Saturday, December 14, 2013

Elements scenes 1: Stevns Fort, Øresund strait Denmark




In the research undertaken for a late cold-war spy-thriller series called The Elements, one of the most unique places I have had the pleasure to visit is the cold war Stevns Fort complex. Stevns Fort was built in response to the development of the Cold War and the threat of Soviet invasion.



A visit to this place is an experience like none other: A guided tour is a must. This was the front line and is a great visit for anyone interested in these things. No optical illusions here, the tunnel really is that long. And there's more than one. 



Visiting this place was very similar experience visiting the tunnels of the Maginot Line. But that was in the days before I got my first digital camera. Entry to the complex is afforded through the central entrance bunker. A deep stair takes the visitor to the cold depths that was the heart of the cold war in Denmark - the front line between East and West. 






The fort opened for the first time in 2008 and was built during the cold war in the years 1950-1953. It consists of an above ground radar and armoured battery and an underground tunnel complex carved out of the chalk cliffs of Stevns Klint.

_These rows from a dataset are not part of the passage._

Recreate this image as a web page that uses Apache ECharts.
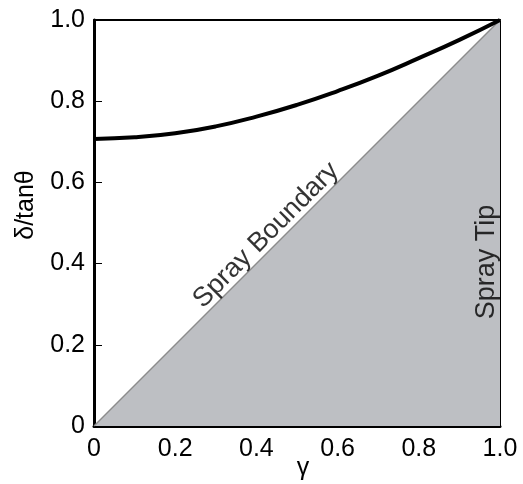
<!DOCTYPE html>
<html><head><meta charset="utf-8">
<script src="https://cdn.jsdelivr.net/npm/echarts@6/dist/echarts.min.js"></script>
<style>html,body{margin:0;padding:0;background:#fff;overflow:hidden}#c{width:523px;height:484px;display:block}</style>
</head><body><div id="c"></div>
<script>
// Data
const gamma = [0, 0.1, 0.2, 0.3, 0.4, 0.5, 0.6, 0.7, 0.8, 0.9, 1.0];
const deltaOverTan = [0.707, 0.711, 0.721, 0.738, 0.762, 0.791, 0.825, 0.863, 0.906, 0.951, 1.0];
const boundaryX = [0, 1];
const boundaryY = [0, 1];
const tickValues = [0, 0.2, 0.4, 0.6, 0.8, 1.0];
const tickLabels = ['0', '0.2', '0.4', '0.6', '0.8', '1.0'];
const annotations = [
  {name: 'Spray Boundary', x: 0.424, y: 0.47, rotate: 45},
  {name: 'Spray Tip', x: 0.968, y: 0.404, rotate: 90}
];

const FONT = 'Liberation Sans, Arial, Helvetica, sans-serif';
function fmt(v){ const i = tickValues.findIndex(t => Math.abs(t - v) < 1e-9); return i >= 0 ? tickLabels[i] : ''; }

const chart = echarts.init(document.getElementById('c'), null, {renderer: 'canvas'});
chart.setOption({
  animation: false,
  backgroundColor: '#fff',
  grid: {left: 94, top: 20, width: 406, height: 406, containLabel: false, outerBoundsMode: 'none'},
  xAxis: [{
    type: 'value', min: 0, max: 1, interval: 0.2,
    name: 'γ', nameLocation: 'middle', nameGap: 30, nameMoveOverlap: false,
    nameTextStyle: {fontFamily: FONT, fontSize: 25, color: '#000', padding: [0, 0, 0, 12]},
    axisLine: {show: true, onZero: false, lineStyle: {color: '#000', width: 3}},
    axisTick: {show: true, inside: true, length: 8, lineStyle: {color: '#000', width: 1}},
    axisLabel: {formatter: fmt, fontFamily: FONT, fontSize: 25, color: '#000', margin: 11},
    splitLine: {show: false}
  }, {
    type: 'value', min: 0, max: 1, position: 'top',
    axisLine: {show: true, onZero: false, lineStyle: {color: '#000', width: 2}},
    axisTick: {show: false}, axisLabel: {show: false}, splitLine: {show: false}
  }],
  yAxis: [{
    type: 'value', min: 0, max: 1, interval: 0.2,
    name: 'δ/tanθ', nameLocation: 'middle', nameGap: 55, nameRotate: 90,
    nameTextStyle: {fontFamily: FONT, fontSize: 25, color: '#000', padding: [0, 0, 0, 36]},
    axisLine: {show: true, onZero: false, lineStyle: {color: '#000', width: 3}},
    axisTick: {show: true, inside: true, length: 8, lineStyle: {color: '#000', width: 1}},
    axisLabel: {formatter: fmt, fontFamily: FONT, fontSize: 25, color: '#000', margin: 9},
    splitLine: {show: false}
  }, {
    type: 'value', min: 0, max: 1, position: 'right',
    axisLine: {show: true, onZero: false, lineStyle: {color: '#000', width: 2}},
    axisTick: {show: false}, axisLabel: {show: false}, splitLine: {show: false}
  }],
  series: [{
    type: 'line', name: 'boundary',
    data: boundaryX.map((x, i) => [x, boundaryY[i]]),
    symbol: 'none', z: 1,
    lineStyle: {color: '#8c8c8c', width: 1.5},
    areaStyle: {color: '#bdbfc3', opacity: 1, origin: 'start'}
  }, {
    type: 'line', name: 'curve',
    data: gamma.map((g, i) => [g, deltaOverTan[i]]),
    symbol: 'none', smooth: true, z: 3,
    lineStyle: {color: '#000', width: 4}
  }, {
    type: 'scatter', name: 'labels', symbolSize: 0, z: 4,
    data: annotations.map(a => ({
      value: [a.x, a.y], name: a.name,
      label: {show: true, position: 'inside', formatter: a.name, rotate: a.rotate,
        fontFamily: FONT, fontSize: 27, color: '#000', textBorderWidth: 0,
        align: 'center', verticalAlign: 'middle'}
    }))
  }]
});
</script></body></html>
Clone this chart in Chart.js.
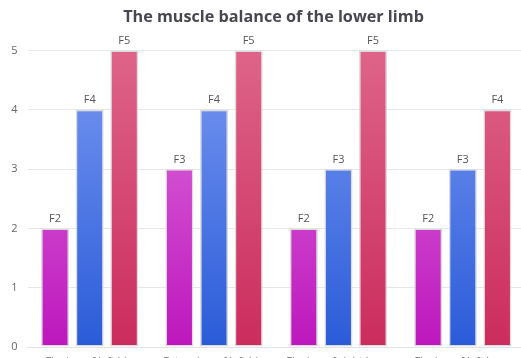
<!DOCTYPE html>
<html><head><meta charset="utf-8">
<script src="https://cdn.jsdelivr.net/npm/chart.js@4"></script>
<style>
html,body{margin:0;padding:0;background:#fff;overflow:hidden;}
#wrap{width:525px;height:375px;}
</style></head>
<body><div id="wrap"><canvas id="c" width="525" height="375"></canvas></div>
<script>
const categories = ["Flexion of left hip", "Extension of left hip", "Flexion of right knee", "Flexion of left knee"];
const seriesNames = ["Series 1", "Series 2", "Series 3"];
const series1 = [2, 3, 2, 2];
const series2 = [4, 4, 3, 3];
const series3 = [5, 5, 5, 4];
const pointLabels1 = ["F2", "F3", "F2", "F2"];
const pointLabels2 = ["F4", "F4", "F3", "F3"];
const pointLabels3 = ["F5", "F5", "F5", "F4"];
const yTicks = [0, 1, 2, 3, 4, 5];

const FONT = "'Open Sans', 'Noto Sans', sans-serif";

function grad(top, bottom) {
  return function(ctx) {
    const ch = ctx.chart;
    const a = ch.chartArea;
    if (!a) return bottom;
    const g = ch.ctx.createLinearGradient(0, a.top, 0, a.bottom);
    g.addColorStop(0, top);
    g.addColorStop(1, bottom);
    return g;
  };
}

const labelPlugin = {
  id: 'barLabels',
  afterLayout(chart) {
    if (chart.titleBlock) chart.titleBlock.left = 22;
  },
  afterDatasetsDraw(chart) {
    const ctx = chart.ctx;
    ctx.save();
    ctx.font = "11px " + FONT;
    ctx.fillStyle = '#555';
    ctx.textAlign = 'center';
    ctx.textBaseline = 'bottom';
    chart.data.datasets.forEach((ds, i) => {
      const meta = chart.getDatasetMeta(i);
      meta.data.forEach((bar, j) => {
        ctx.fillText(ds.pointLabels[j], bar.x, bar.y - 4);
      });
    });
    ctx.restore();
  }
};

new Chart(document.getElementById('c'), {
  type: 'bar',
  data: {
    labels: categories,
    datasets: [
      { label: seriesNames[0], data: series1, pointLabels: pointLabels1,
        backgroundColor: grad('#de72dc', '#bd17bd') },
      { label: seriesNames[1], data: series2, pointLabels: pointLabels2,
        backgroundColor: grad('#7898f2', '#2a5bd8') },
      { label: seriesNames[2], data: series3, pointLabels: pointLabels3,
        backgroundColor: grad('#de6489', '#cb2c5d') }
    ].map(d => Object.assign(d, {
      borderColor: 'rgba(215,215,215,0.9)', borderWidth: 1.5,
      categoryPercentage: 0.835, barPercentage: 0.81, borderSkipped: false
    }))
  },
  options: {
    responsive: false,
    animation: false,
    layout: { padding: 0 },
    plugins: {
      legend: { display: false },
      tooltip: { enabled: false },
      title: {
        display: true,
        text: 'The muscle balance of the lower limb',
        color: '#474752',
        font: { family: FONT, size: 16.2, weight: 'bold' },
        padding: { top: 8, bottom: 23 }
      }
    },
    scales: {
      x: {
        grid: { display: false, drawTicks: false },
        border: { display: true, color: '#e2e2e2' },
        ticks: { color: '#666', font: { family: FONT, size: 11 }, padding: 8, maxRotation: 0, autoSkip: false },
        afterFit(s) { s.height = 28; }
      },
      y: {
        min: 0, max: 5,
        afterBuildTicks(s) { s.ticks = yTicks.map(v => ({ value: v })); },
        grid: { color: '#e6e6e6', drawTicks: false },
        border: { display: false },
        ticks: { color: '#666', font: { family: FONT, size: 11 }, padding: 10 },
        afterFit(s) { s.width = 27.5; }
      }
    }
  },
  plugins: [labelPlugin]
});
</script>
</body></html>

The fort had a main armament of 4 150mm canon in two turrets that had previously been mounted on the german battleship Gneisenau from the second world war. These are still in mint condition.




The Gneisenau. 
The turrets seen in the recent picture above the battleship are the secondary turrets on the sides of the Gneisenau from world war II still in working order today. The main turrets of the Bismarck class battleship can still be seen at the wartime battery in Norway.




The two turrets are armed from the magazines located deep in the chalk tunnels directly below them, with hoists and vertical shafts still in operational condition. 



Each gun has an operational radius of 23 km making it possible to reach the Swedish coast and even the Køge bugt bay south of Copenhagen, due north of Stevns Klint Fort.



The guns are in mint working condition and were used for training at the close of the cold war. On the picture below the German origins of the canon are evident in the writing and stamps of origin. 

Command and radar station covering the Øresund stair, monitoring and registering all passing ship traffic. 

It was rumoured that intelligence concerning the sailing of missiles fromt the Soviet Union giving rise to the Cuban missile crisis was first identified and notified from Stevns Fort. 

 Rumours must be false however, since these ships did not sail through the Øresund but further West up through Storbælt strait between the islands of Denmark.

The experience of walking the tunnels is the really what a visit to Stevns Fort offers the visitor - opening out through the cliff face to the ocean beyond.




The green is algae growing on the cold damp chalk walls. It does not pose a health risk being a normal condition for places underground like this.


Sleeping quarters for the personnel at a time of alert.


As an anecdote - the blast proof steel doors below were removed from a wartime German bunker and rebuilt into the Stevns Fort.